Legal Systems and the Limits of Proof
Globally, criminal justice systems depend on what can be lawfully presented and tested in court. False confessions, unreliable eyewitness testimony, flawed forensic science, and prosecutorial misconduct have contributed to wrongful convictions in countries including the United States, the United Kingdom, and parts of Asia and Europe. Appeals and post conviction review mechanisms exist, yet access to them is uneven and often costly. This highlights the gap between legal proof and objective truth, where the absence of evidence can outweigh innocence itself.
The Psychological Impact of Being Wrongly Convicted
Psychologically, wrongful conviction causes profound and lasting harm.

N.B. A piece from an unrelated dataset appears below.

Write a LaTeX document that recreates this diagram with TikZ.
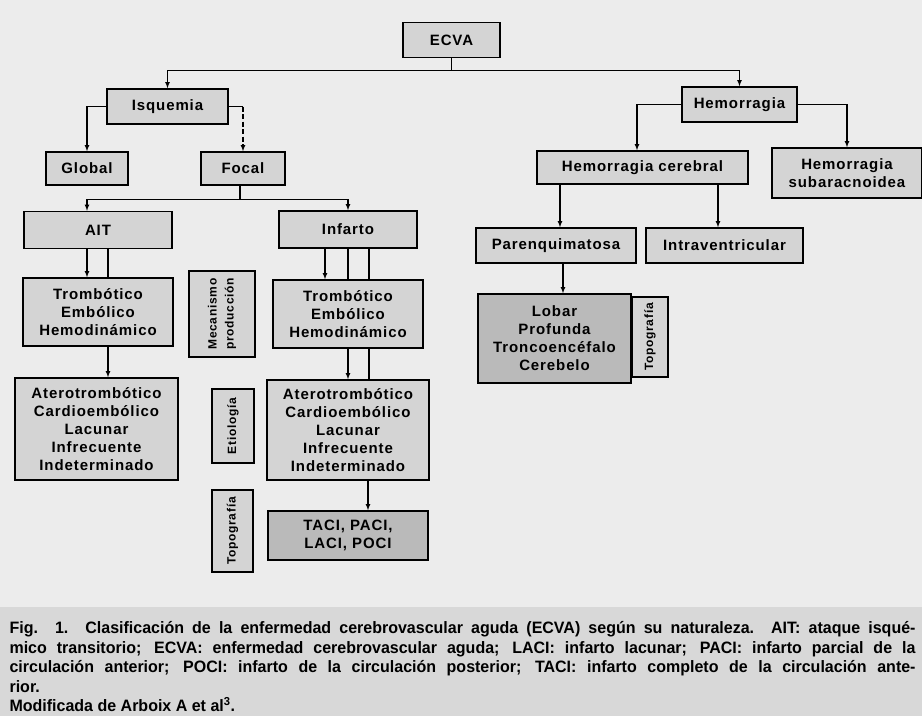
\documentclass[tikz,border=0pt]{standalone}
\usepackage{fontspec}
\setmainfont{Liberation Sans}
\newfontfamily\boxfont[LetterSpace=6]{Liberation Sans}
\newfontfamily\capfont[FakeStretch=0.97]{Liberation Sans}
\usetikzlibrary{calc}

\definecolor{paper}{RGB}{236,236,236}
\definecolor{band}{RGB}{216,216,216}
\definecolor{boxgray}{RGB}{212,212,212}
\definecolor{boxdark}{RGB}{186,186,186}

\tikzset{
  box/.style={draw, line width=1.4pt, fill=boxgray, inner sep=0pt, align=center,
    font=\boxfont\bfseries\fontsize{15}{18}\selectfont},
  darkbox/.style={box, fill=boxdark},
  sidebox/.style={box, rotate=90, font=\boxfont\bfseries\fontsize{12}{17}\selectfont},
}

\begin{document}
\begin{tikzpicture}[x=1pt,y=-1pt,>=latex,line width=1.1pt]
                \fill[paper] (0,0) rectangle (922,716);
                \fill[band] (0,607) rectangle (922,716);
                \useasboundingbox (0,0) rectangle (922,716);

                \node[box, minimum width=97pt, minimum height=35pt] (ecva) at (451.5,40) {ECVA};
                \node[box, minimum width=121pt, minimum height=35pt] (isq) at (167.5,106.5) {Isquemia};
                \node[box, minimum width=115pt, minimum height=35pt] (hemo) at (739.5,104.5) {Hemorragia};

                \node[box, minimum width=82pt, minimum height=33pt] (global) at (87,168.5) {Global};
                \node[box, minimum width=84pt, minimum height=33pt] (focal) at (243,168.5) {Focal};
                \node[box, minimum width=211pt, minimum height=33pt] (hemc) at (642.5,167.5) {Hemorragia cerebral};
                \node[box, minimum width=150pt, minimum height=50pt] (hsub) at (847,173) {Hemorragia\\subaracnoidea};

                \node[box, minimum width=148pt, minimum height=37pt] (ait) at (98,230) {AIT};
                \node[box, minimum width=138pt, minimum height=37pt] (infarto) at (348,229.5) {Infarto};
                \node[box, minimum width=160pt, minimum height=35pt] (parenq) at (556,245.5) {Parenquimatosa};
                \node[box, minimum width=157pt, minimum height=35pt] (intra) at (724.5,245.5) {Intraventricular};

                \node[box, minimum width=150pt, minimum height=68pt] (trombA) at (98,312) {Trombótico\\Embólico\\Hemodinámico};
                \node[box, minimum width=150pt, minimum height=68pt] (trombI) at (348,314) {Trombótico\\Embólico\\Hemodinámico};
                \node[sidebox, minimum width=86pt, minimum height=66pt] (meca) at (222,314) {Mecanismo\\producción};
                \node[darkbox, minimum width=153pt, minimum height=89pt] (lobar) at (554.5,338.5) {Lobar\\Profunda\\Troncoencéfalo\\Cerebelo};
                \node[sidebox, minimum width=80pt, minimum height=36pt] (topoH) at (650,337) {Topografía};

                \node[box, minimum width=163pt, minimum height=102pt] (aterA) at (96.5,429) {Aterotrombótico\\Cardioembólico\\Lacunar\\Infrecuente\\Indeterminado};
                \node[box, minimum width=162pt, minimum height=100pt] (aterI) at (348,430) {Aterotrombótico\\Cardioembólico\\Lacunar\\Infrecuente\\Indeterminado};
                \node[sidebox, minimum width=74pt, minimum height=42pt] (etio) at (233,426) {Etiología};

                \node[darkbox, minimum width=160pt, minimum height=49pt] (taci) at (348,535.5) {TACI, PACI,\\LACI, POCI};
                \node[sidebox, minimum width=82pt, minimum height=41pt] (topoI) at (232.5,531) {Topografía};

                \draw (ecva.south) -- ++(0,12.5) coordinate (fork);
                \draw[->] (fork) -| (isq.north);
                \draw[->] (fork) -| (hemo.north);

                \draw[->] (isq.west) -| (global.north);
                \draw (isq.east) -- (isq.east -| focal.north);
                \draw[->,dash pattern=on 5pt off 2.5pt] (isq.east -| focal.north) -- (focal.north);

                \draw ($(focal.south)+(-3,0)$) -- ++(0,13.5) coordinate (ffork);
                \draw[->] (ffork) -| ($(ait.north)+(-11,0)$);
                \draw[->] (ffork) -| (infarto.north);

                \draw[->] ($(ait.south)+(-11,0)$) -- ($(trombA.north)+(-11,0)$);
                \draw ($(ait.south)+(10,0)$) -- ($(trombA.north)+(10,0)$);
                \draw[->] ($(trombA.south)+(10,0)$) -- ($(aterA.north -| trombA.south)+(10,0)$);

                \draw[->] ($(infarto.south)+(-23,0)$) -- ($(trombI.north -| infarto.south)+(-23,0)$);
                \foreach \dx in {0,21}
                    \draw ($(infarto.south)+(\dx,0)$) -- ($(trombI.north -| infarto.south)+(\dx,0)$);
                \draw[->] (trombI.south) -- (aterI.north);
                \draw ($(trombI.south)+(21,0)$) -- ($(aterI.north -| trombI.south)+(21,0)$);
                \draw[->] ($(aterI.south)+(20,0)$) -- ($(taci.north -| aterI.south)+(20,0)$);

                \draw[->] (hemo.west) -| ($(hemc.north)+(-5.5,0)$);
                \draw[->] (hemo.east) -| (hsub.north);
                \draw[->] ($(hemc.south -| parenq.north)+(4,0)$) -- ($(parenq.north)+(4,0)$);
                \draw[->] ($(hemc.south -| intra.north)+(-6.5,0)$) -- ($(intra.north)+(-6.5,0)$);
                \draw[->] ($(parenq.south)+(7,0)$) -- ($(lobar.north -| parenq.south)+(7,0)$);

                \node[anchor=north west, text width=906pt, align=justify, inner sep=0pt,
                    font=\capfont\bfseries\fontsize{16.5}{19.5}\selectfont] (caption) at (9,621)
                    {Fig. 1. Clasificación de la enfermedad cerebrovascular aguda (ECVA) según su naturaleza. AIT: ataque isqué-\linebreak
                    mico transitorio; ECVA: enfermedad cerebrovascular aguda; LACI: infarto lacunar; PACI: infarto parcial de la\linebreak
                    circulación anterior; POCI: infarto de la circulación posterior; TACI: infarto completo de la circulación ante-\linebreak
                    rior.\par
                    Modificada de Arboix A et al\textsuperscript{3}.};
            \end{tikzpicture}
\end{document}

Individuals often experience trauma comparable to torture, including post traumatic stress, depression, loss of identity, and severe distrust in authority. The stigma of a criminal label persists even after exoneration, affecting relationships, employment, and mental health. Studies show that long term incarceration while innocent erodes self worth and can impair reintegration, demonstrating that justice failures extend far beyond the courtroom.
Why Accountability and Reform Matter
Recognising wrongful convictions forces societies to confront the limits of justice systems and the need for reform. Compensation laws, independent review commissions, improved forensic standards, and safeguards against coercive interrogation are increasingly discussed worldwide. From a psychological and legal perspective, justice should balance proof with humility, accountability, and the recognition that legal outcomes are not infallible. True justice demands systems willing to correct their own errors, not merely defend their verdicts.